Right, so somehow or another I stumbled into the first day of this conference. I think I may have caught every tenth word while the dev guys spoke their dev speak. (Yes, they have their own lingo to describe their own lingo. Wowzers).

Here are some of the things I did actually understand:

Panel with Andy Budd, Dustin Diaz, Joe Stump, John Resig and Jonathan Snook.

  • Twitter is so simple that it means different things to different people (I was thinking: should this be applied to brands? Are we sometimes a little to restrictive or comprehensive about the meaning? There are two schools of thought here - either the brand manager should keep a firm hand on what a brand should mean or he/she should let the consumer interpret it for themselves)
  • The old boss-employee model: The higher up the chain of command you go, the more you know.
  • The new boss-employee model: Those under you should be smarter than you. You should give them the space to do great work.
  • When converting a website to mobile, you have to decide what the core of your offering is. What are those crucial functionalities? Often this is a far better, simpler and less cluttered experience than what is found on the web.

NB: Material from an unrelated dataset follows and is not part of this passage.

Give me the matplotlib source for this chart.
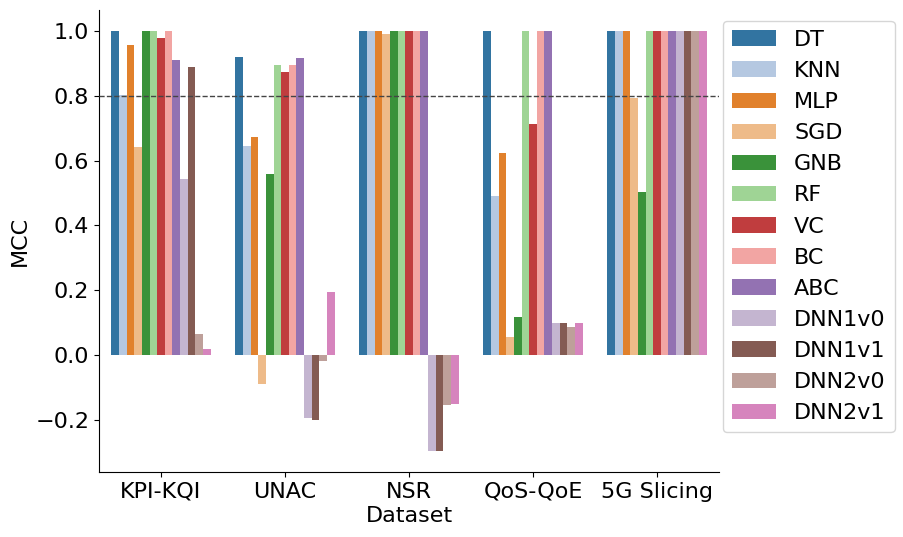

Findings from Stafford Masie:

  • Prices will come down so the providers will need to diversify their portfolio to have other revenue streams
    • It’s about CONTENT, not just voice. Google, Facebook and Youtube are already running through their lines but they aren’t making any money off of it
    • Cell phones are no longer just phones anymore
  • The Internet has created something called Government 2.0. An example is to be found in America. Citizens were able to access some magistrate documents (or something) and an off shoot of this was an iPhone application a 12 year old made. It rendered building plans into a 3D format. Fire fighters were able to use this to save people’s lives.

Find him on Twitter @staffordmasie

From Justin Spratt from Internet Solutions:

  • “If, at first, the idea is not absurd, there’s no hope for it.” - Albert Einstein
  • Telling a good story is critical to starting a business - people need to be compelled; to be converted.
  • There are three important things to take away:
    • Usability: The product has to be customer-centric
    • Adapt: Being adaptable to change is critical for success
    • Love: You can’t do the special stuff without love. You have to be passionate. People want to see that you care about what you do.
  • He was talking about making a difference with marketing budgets as opposed to “sponsoring a rugby team.” He said something along the lines of: “I don’t need branding over-kill. In fact, if you give it to me, I won’t see it.”

Check out his blog

From Derek Wilcocks, opening speaker for Internet Solutions (please excuse me, I’m paraphrasing/trying to work out what on earth I wrote in my scrawly handwriting):

  • Business owners often only recognize the negative impact of employees’ use of the Internet but neglect the positive effect on business:
    • The ability to dialogue with consumers in real-time (it actually is less than 10% of the cost of a call-centre if employees are able to respond to tweets and what not)
    • Create accessibility to the company for stakeholders
    • It enables peer-driven assistance and shared knowledge
    • Creates a web communities
  • Blocking your employees access to the Internet says that you don’t trust then and you don’t want them to innovate
  • Employees with solid digital networks are 7% more productive than the average employee. However, those with a solid face-to-face network are 30% more productive. In other words, digital does help but will never replace face-to-face communication.

Find him on Twitter @derekwilcocks

Other things I noted:

  • Content drives people to adopt the technology; e.g. one of the main reasons people in Africa are upgrading to data-enabled phones is Facebook.
  • Mxit’s launch by using a guerrilla campaign with posters on walls but only reached their tipping point when they ran a refer-a-friend competition: If you were the first to add 10 friends to Mxit you could win a Samsung phone.
  • Necessity is the mother of innovation.
  • A guy working for Nokia traveled the world watching people use phones. He was supposed to report the trends back to management. His conclusion was that you could never predict how the street will innovate. In other words, you have to be as close to the ground as possible.
  • The Internet is indeed a democratizer. Samasource was a wonderful example. Leila Chirayath Janah had the epiphany that the Internet could be used as a virtual assembly line distributing micro work to people who need the work most. Just wonderful.